** Start Recorded data **
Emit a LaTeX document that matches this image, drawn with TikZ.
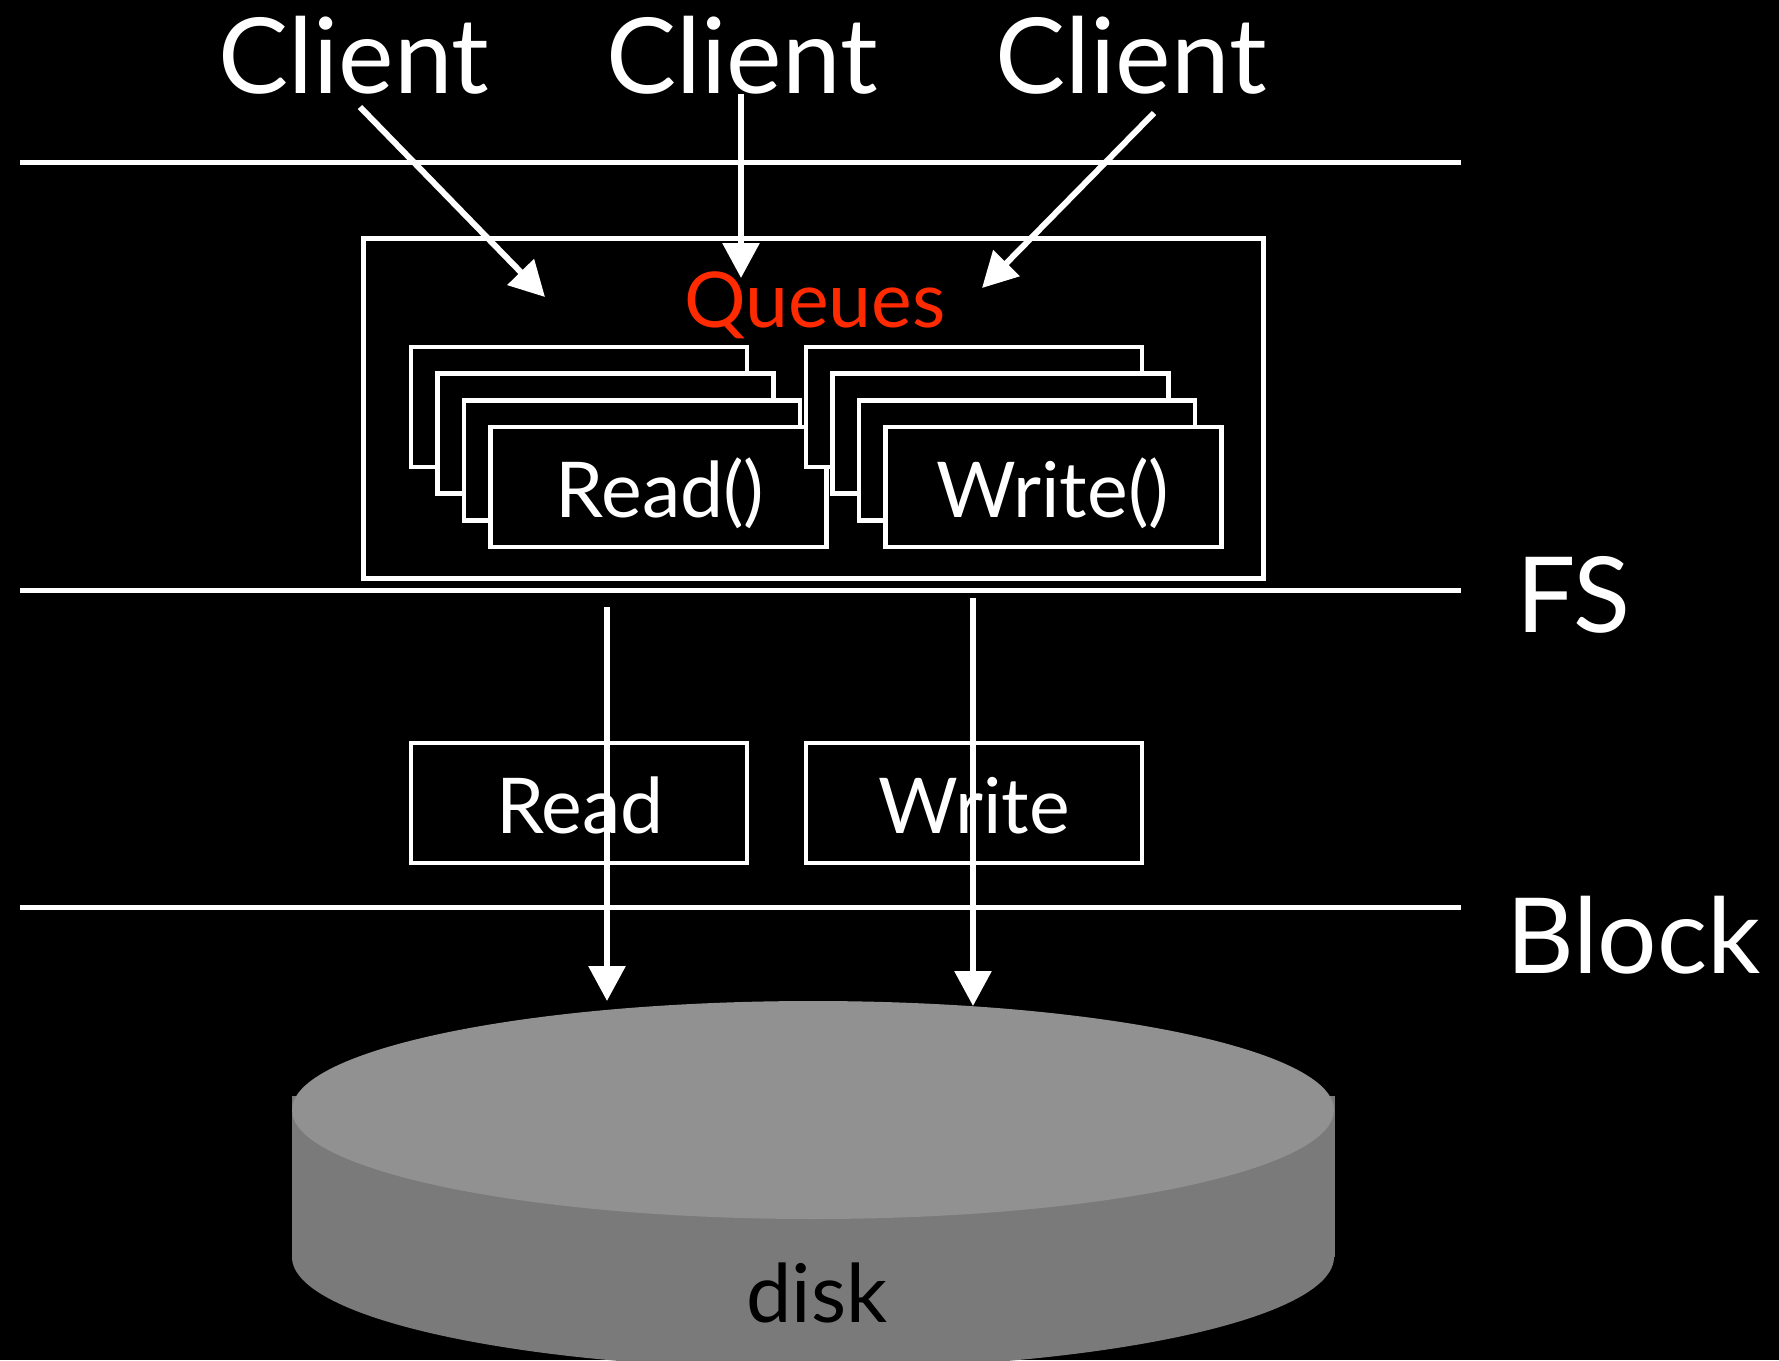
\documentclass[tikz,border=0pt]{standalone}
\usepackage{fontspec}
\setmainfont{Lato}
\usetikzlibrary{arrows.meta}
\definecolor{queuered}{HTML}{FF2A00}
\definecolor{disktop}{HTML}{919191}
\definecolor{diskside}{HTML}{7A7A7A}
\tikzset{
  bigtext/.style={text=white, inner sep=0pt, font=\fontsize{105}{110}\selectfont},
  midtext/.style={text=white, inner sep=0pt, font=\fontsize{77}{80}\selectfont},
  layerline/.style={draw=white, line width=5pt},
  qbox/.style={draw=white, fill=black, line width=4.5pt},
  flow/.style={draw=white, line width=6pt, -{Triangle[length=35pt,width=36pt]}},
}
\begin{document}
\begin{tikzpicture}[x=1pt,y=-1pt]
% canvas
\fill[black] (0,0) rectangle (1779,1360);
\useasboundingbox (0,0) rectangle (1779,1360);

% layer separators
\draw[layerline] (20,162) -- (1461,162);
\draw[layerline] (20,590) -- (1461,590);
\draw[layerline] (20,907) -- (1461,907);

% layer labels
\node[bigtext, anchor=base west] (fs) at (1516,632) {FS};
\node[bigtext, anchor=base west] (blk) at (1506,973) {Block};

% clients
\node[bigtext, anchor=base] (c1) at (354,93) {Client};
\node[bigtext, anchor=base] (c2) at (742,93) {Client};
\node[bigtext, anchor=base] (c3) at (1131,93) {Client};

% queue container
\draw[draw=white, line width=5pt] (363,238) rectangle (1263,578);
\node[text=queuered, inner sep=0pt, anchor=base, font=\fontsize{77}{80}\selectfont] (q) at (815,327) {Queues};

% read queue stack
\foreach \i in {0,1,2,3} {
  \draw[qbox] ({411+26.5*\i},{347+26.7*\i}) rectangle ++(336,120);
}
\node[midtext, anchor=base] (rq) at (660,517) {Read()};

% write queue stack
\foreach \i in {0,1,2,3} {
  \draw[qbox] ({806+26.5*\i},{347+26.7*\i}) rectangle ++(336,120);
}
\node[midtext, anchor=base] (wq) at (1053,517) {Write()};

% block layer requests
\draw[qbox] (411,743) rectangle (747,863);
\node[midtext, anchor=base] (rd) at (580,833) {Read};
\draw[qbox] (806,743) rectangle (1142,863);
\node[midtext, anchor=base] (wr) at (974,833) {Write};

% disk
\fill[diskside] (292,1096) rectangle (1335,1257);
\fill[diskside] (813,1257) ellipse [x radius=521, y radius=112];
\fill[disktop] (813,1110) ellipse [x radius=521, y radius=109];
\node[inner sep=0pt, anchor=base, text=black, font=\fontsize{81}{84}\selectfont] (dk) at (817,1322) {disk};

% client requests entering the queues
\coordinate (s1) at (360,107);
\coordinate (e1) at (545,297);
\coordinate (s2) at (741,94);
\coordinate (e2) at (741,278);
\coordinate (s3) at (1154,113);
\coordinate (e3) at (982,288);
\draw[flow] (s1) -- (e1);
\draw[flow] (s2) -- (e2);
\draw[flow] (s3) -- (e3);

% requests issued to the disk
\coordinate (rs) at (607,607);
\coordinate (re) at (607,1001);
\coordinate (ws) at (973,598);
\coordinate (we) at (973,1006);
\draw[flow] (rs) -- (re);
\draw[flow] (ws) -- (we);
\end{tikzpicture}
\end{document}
** End Recorded data **
Instructions for the task
Retype everything in the material word for word, minus pictures.

Result
Emit a LaTeX document that matches this image, drawn with TikZ.
\documentclass[tikz,border=0pt]{standalone}
\usepackage{fontspec}
\setmainfont{Lato}
\usetikzlibrary{arrows.meta}
\definecolor{queuered}{HTML}{FF2A00}
\definecolor{disktop}{HTML}{919191}
\definecolor{diskside}{HTML}{7A7A7A}
\tikzset{
  bigtext/.style={text=white, inner sep=0pt, font=\fontsize{105}{110}\selectfont},
  midtext/.style={text=white, inner sep=0pt, font=\fontsize{77}{80}\selectfont},
  layerline/.style={draw=white, line width=5pt},
  qbox/.style={draw=white, fill=black, line width=4.5pt},
  flow/.style={draw=white, line width=6pt, -{Triangle[length=35pt,width=36pt]}},
}
\begin{document}
\begin{tikzpicture}[x=1pt,y=-1pt]
% canvas
\fill[black] (0,0) rectangle (1779,1360);
\useasboundingbox (0,0) rectangle (1779,1360);

% layer separators
\draw[layerline] (20,162) -- (1461,162);
\draw[layerline] (20,590) -- (1461,590);
\draw[layerline] (20,907) -- (1461,907);

% layer labels
\node[bigtext, anchor=base west] (fs) at (1516,632) {FS};
\node[bigtext, anchor=base west] (blk) at (1506,973) {Block};

% clients
\node[bigtext, anchor=base] (c1) at (354,93) {Client};
\node[bigtext, anchor=base] (c2) at (742,93) {Client};
\node[bigtext, anchor=base] (c3) at (1131,93) {Client};

% queue container
\draw[draw=white, line width=5pt] (363,238) rectangle (1263,578);
\node[text=queuered, inner sep=0pt, anchor=base, font=\fontsize{77}{80}\selectfont] (q) at (815,327) {Queues};

% read queue stack
\foreach \i in {0,1,2,3} {
  \draw[qbox] ({411+26.5*\i},{347+26.7*\i}) rectangle ++(336,120);
}
\node[midtext, anchor=base] (rq) at (660,517) {Read()};

% write queue stack
\foreach \i in {0,1,2,3} {
  \draw[qbox] ({806+26.5*\i},{347+26.7*\i}) rectangle ++(336,120);
}
\node[midtext, anchor=base] (wq) at (1053,517) {Write()};

% block layer requests
\draw[qbox] (411,743) rectangle (747,863);
\node[midtext, anchor=base] (rd) at (580,833) {Read};
\draw[qbox] (806,743) rectangle (1142,863);
\node[midtext, anchor=base] (wr) at (974,833) {Write};

% disk
\fill[diskside] (292,1096) rectangle (1335,1257);
\fill[diskside] (813,1257) ellipse [x radius=521, y radius=112];
\fill[disktop] (813,1110) ellipse [x radius=521, y radius=109];
\node[inner sep=0pt, anchor=base, text=black, font=\fontsize{81}{84}\selectfont] (dk) at (817,1322) {disk};

% client requests entering the queues
\coordinate (s1) at (360,107);
\coordinate (e1) at (545,297);
\coordinate (s2) at (741,94);
\coordinate (e2) at (741,278);
\coordinate (s3) at (1154,113);
\coordinate (e3) at (982,288);
\draw[flow] (s1) -- (e1);
\draw[flow] (s2) -- (e2);
\draw[flow] (s3) -- (e3);

% requests issued to the disk
\coordinate (rs) at (607,607);
\coordinate (re) at (607,1001);
\coordinate (ws) at (973,598);
\coordinate (we) at (973,1006);
\draw[flow] (rs) -- (re);
\draw[flow] (ws) -- (we);
\end{tikzpicture}
\end{document}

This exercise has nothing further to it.